Stated goal – Both the line containing "Write a Python" and the line containing "markeredgewidth=1.0, label=series_names[1], zorder=4)" belong in the copy, as do all lines between them, copied exactly; pictures do not.

Data rows –

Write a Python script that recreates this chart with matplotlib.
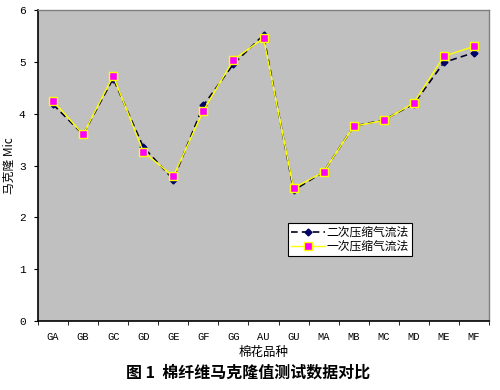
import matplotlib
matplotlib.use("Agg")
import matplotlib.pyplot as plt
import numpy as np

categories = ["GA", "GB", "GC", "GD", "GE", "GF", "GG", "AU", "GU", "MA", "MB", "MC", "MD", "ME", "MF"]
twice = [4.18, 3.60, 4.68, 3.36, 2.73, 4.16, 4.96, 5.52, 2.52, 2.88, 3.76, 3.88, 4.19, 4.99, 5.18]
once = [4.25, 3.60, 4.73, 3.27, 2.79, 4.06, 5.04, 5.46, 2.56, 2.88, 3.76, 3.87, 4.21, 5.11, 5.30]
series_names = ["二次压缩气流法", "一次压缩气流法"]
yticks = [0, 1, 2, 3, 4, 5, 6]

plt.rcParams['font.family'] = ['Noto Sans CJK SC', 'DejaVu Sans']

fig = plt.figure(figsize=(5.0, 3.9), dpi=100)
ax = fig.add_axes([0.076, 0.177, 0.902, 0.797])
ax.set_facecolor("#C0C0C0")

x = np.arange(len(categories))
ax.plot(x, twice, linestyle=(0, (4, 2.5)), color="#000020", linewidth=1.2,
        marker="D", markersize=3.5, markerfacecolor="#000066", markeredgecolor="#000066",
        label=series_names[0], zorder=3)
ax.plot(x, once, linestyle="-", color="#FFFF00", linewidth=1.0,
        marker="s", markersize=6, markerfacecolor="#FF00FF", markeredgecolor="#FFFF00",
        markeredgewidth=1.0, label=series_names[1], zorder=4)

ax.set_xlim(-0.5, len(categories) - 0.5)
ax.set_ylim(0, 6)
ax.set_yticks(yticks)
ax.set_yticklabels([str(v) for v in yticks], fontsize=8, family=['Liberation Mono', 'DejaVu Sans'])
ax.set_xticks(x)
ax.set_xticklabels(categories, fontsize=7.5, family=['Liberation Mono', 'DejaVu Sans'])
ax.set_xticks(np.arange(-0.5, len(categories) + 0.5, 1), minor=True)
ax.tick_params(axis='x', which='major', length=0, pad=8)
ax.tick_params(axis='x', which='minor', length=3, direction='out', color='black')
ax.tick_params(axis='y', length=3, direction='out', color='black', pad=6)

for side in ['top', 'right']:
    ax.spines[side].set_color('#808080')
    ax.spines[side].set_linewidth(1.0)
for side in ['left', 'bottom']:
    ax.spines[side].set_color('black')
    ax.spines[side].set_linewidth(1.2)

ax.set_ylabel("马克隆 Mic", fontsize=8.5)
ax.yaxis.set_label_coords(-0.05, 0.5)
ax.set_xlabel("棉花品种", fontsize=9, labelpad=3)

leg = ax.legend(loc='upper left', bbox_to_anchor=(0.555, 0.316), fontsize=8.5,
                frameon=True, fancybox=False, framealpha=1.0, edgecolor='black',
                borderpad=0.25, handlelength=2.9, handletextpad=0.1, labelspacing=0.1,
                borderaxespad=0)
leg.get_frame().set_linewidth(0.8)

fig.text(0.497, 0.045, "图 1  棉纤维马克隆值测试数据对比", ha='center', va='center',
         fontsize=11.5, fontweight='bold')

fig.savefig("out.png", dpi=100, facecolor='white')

==

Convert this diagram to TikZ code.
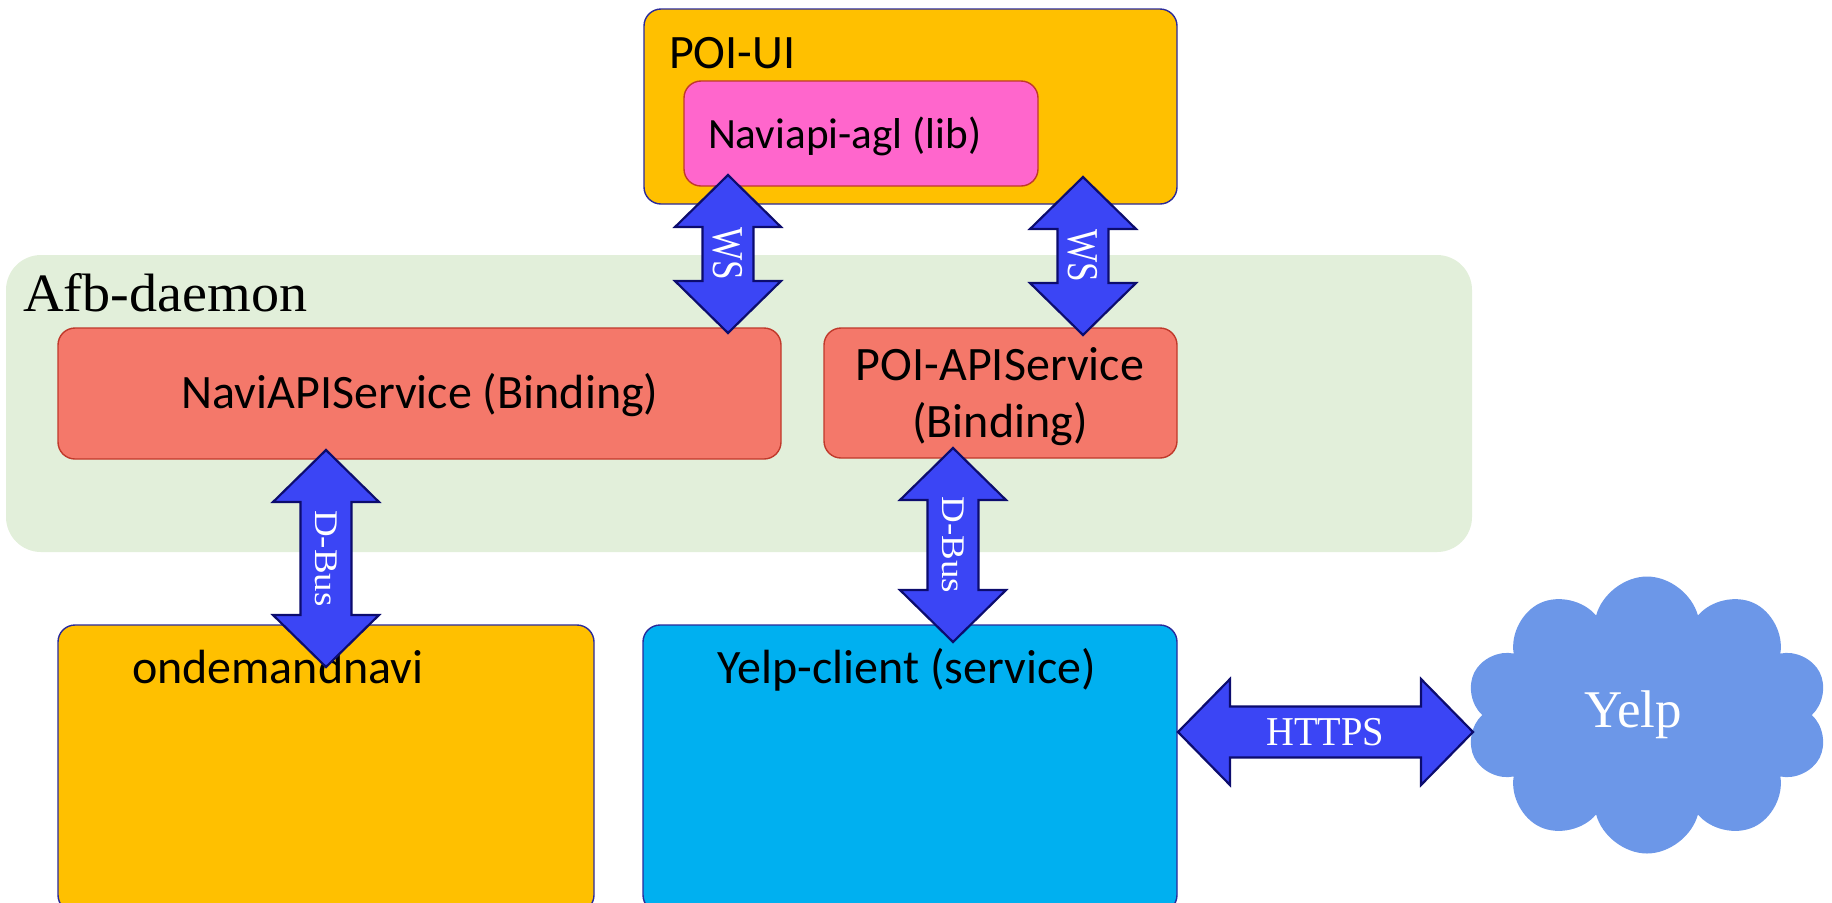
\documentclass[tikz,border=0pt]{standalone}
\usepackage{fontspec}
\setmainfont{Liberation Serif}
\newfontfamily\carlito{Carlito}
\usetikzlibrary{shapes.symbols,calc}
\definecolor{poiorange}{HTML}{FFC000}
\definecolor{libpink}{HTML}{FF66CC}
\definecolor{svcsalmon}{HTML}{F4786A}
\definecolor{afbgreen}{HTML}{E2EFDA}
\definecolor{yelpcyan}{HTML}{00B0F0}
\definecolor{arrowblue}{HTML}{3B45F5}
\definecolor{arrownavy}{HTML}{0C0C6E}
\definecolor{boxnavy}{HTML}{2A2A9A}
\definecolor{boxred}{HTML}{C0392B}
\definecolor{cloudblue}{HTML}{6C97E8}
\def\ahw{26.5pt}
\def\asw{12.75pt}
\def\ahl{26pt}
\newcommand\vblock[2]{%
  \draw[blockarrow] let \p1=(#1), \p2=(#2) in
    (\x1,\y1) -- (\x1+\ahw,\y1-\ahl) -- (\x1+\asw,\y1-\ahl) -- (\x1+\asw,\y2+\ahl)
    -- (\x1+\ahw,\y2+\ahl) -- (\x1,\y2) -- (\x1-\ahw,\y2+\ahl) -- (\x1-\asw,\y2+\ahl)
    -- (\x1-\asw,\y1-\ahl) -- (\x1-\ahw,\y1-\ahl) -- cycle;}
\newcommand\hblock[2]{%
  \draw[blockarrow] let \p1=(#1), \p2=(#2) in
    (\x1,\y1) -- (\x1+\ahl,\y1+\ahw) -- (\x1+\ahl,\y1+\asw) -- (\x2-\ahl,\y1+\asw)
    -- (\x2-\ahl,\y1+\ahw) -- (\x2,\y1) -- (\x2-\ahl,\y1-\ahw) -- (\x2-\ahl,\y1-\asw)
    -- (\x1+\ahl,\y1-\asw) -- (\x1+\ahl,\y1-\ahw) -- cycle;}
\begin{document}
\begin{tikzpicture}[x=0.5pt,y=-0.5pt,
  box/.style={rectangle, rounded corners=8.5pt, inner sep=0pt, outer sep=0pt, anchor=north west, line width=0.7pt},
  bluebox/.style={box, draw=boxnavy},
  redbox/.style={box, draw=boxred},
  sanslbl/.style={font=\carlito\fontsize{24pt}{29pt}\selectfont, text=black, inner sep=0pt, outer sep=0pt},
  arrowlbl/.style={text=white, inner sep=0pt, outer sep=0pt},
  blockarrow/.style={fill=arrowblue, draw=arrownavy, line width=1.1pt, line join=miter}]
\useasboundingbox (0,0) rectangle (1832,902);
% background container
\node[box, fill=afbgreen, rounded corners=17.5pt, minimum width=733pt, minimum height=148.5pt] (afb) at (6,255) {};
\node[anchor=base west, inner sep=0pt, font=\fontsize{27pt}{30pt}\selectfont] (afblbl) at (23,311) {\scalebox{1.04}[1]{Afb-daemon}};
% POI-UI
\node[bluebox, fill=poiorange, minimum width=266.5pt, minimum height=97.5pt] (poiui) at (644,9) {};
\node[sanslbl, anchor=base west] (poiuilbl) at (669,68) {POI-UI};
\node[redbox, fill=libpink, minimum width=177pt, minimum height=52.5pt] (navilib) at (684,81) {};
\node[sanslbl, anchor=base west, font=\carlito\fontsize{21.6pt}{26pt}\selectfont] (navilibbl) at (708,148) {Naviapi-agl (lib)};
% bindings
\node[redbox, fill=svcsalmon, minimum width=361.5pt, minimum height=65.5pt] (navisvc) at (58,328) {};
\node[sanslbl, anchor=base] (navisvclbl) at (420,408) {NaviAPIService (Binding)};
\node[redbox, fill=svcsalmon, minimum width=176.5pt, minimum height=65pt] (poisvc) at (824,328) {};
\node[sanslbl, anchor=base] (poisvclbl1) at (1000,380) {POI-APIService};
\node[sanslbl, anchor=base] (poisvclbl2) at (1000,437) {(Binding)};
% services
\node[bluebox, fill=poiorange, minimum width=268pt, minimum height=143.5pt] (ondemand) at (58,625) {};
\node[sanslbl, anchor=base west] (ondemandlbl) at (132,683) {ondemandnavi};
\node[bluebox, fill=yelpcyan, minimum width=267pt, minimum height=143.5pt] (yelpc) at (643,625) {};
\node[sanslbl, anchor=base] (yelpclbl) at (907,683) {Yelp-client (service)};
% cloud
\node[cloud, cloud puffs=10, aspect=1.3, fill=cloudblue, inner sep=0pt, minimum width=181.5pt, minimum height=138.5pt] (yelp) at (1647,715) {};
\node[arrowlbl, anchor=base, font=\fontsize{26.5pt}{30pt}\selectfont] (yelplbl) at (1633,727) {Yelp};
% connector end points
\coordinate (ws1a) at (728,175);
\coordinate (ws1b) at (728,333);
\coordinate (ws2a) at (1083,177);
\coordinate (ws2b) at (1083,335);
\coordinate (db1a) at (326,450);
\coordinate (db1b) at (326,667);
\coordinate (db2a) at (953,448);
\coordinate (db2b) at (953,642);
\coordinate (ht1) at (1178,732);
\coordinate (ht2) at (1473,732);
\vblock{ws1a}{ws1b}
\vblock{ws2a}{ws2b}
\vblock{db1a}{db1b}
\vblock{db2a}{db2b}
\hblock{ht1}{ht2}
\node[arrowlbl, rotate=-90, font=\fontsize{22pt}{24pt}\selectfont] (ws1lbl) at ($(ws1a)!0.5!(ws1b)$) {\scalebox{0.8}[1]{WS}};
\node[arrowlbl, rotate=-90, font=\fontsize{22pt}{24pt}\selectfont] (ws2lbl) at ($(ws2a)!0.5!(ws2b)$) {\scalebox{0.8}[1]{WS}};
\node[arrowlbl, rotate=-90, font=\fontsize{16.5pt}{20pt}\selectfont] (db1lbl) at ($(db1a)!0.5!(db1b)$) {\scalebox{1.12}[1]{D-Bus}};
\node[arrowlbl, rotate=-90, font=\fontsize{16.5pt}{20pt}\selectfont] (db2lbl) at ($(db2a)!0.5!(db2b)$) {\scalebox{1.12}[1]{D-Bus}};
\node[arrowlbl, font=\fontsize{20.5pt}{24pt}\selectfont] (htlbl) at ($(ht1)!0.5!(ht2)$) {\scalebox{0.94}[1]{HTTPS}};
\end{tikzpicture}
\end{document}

Written solution –
Write a Python script that recreates this chart with matplotlib.
import matplotlib
matplotlib.use("Agg")
import matplotlib.pyplot as plt
import numpy as np

categories = ["GA", "GB", "GC", "GD", "GE", "GF", "GG", "AU", "GU", "MA", "MB", "MC", "MD", "ME", "MF"]
twice = [4.18, 3.60, 4.68, 3.36, 2.73, 4.16, 4.96, 5.52, 2.52, 2.88, 3.76, 3.88, 4.19, 4.99, 5.18]
once = [4.25, 3.60, 4.73, 3.27, 2.79, 4.06, 5.04, 5.46, 2.56, 2.88, 3.76, 3.87, 4.21, 5.11, 5.30]
series_names = ["二次压缩气流法", "一次压缩气流法"]
yticks = [0, 1, 2, 3, 4, 5, 6]

plt.rcParams['font.family'] = ['Noto Sans CJK SC', 'DejaVu Sans']

fig = plt.figure(figsize=(5.0, 3.9), dpi=100)
ax = fig.add_axes([0.076, 0.177, 0.902, 0.797])
ax.set_facecolor("#C0C0C0")

x = np.arange(len(categories))
ax.plot(x, twice, linestyle=(0, (4, 2.5)), color="#000020", linewidth=1.2,
        marker="D", markersize=3.5, markerfacecolor="#000066", markeredgecolor="#000066",
        label=series_names[0], zorder=3)
ax.plot(x, once, linestyle="-", color="#FFFF00", linewidth=1.0,
        marker="s", markersize=6, markerfacecolor="#FF00FF", markeredgecolor="#FFFF00",
        markeredgewidth=1.0, label=series_names[1], zorder=4)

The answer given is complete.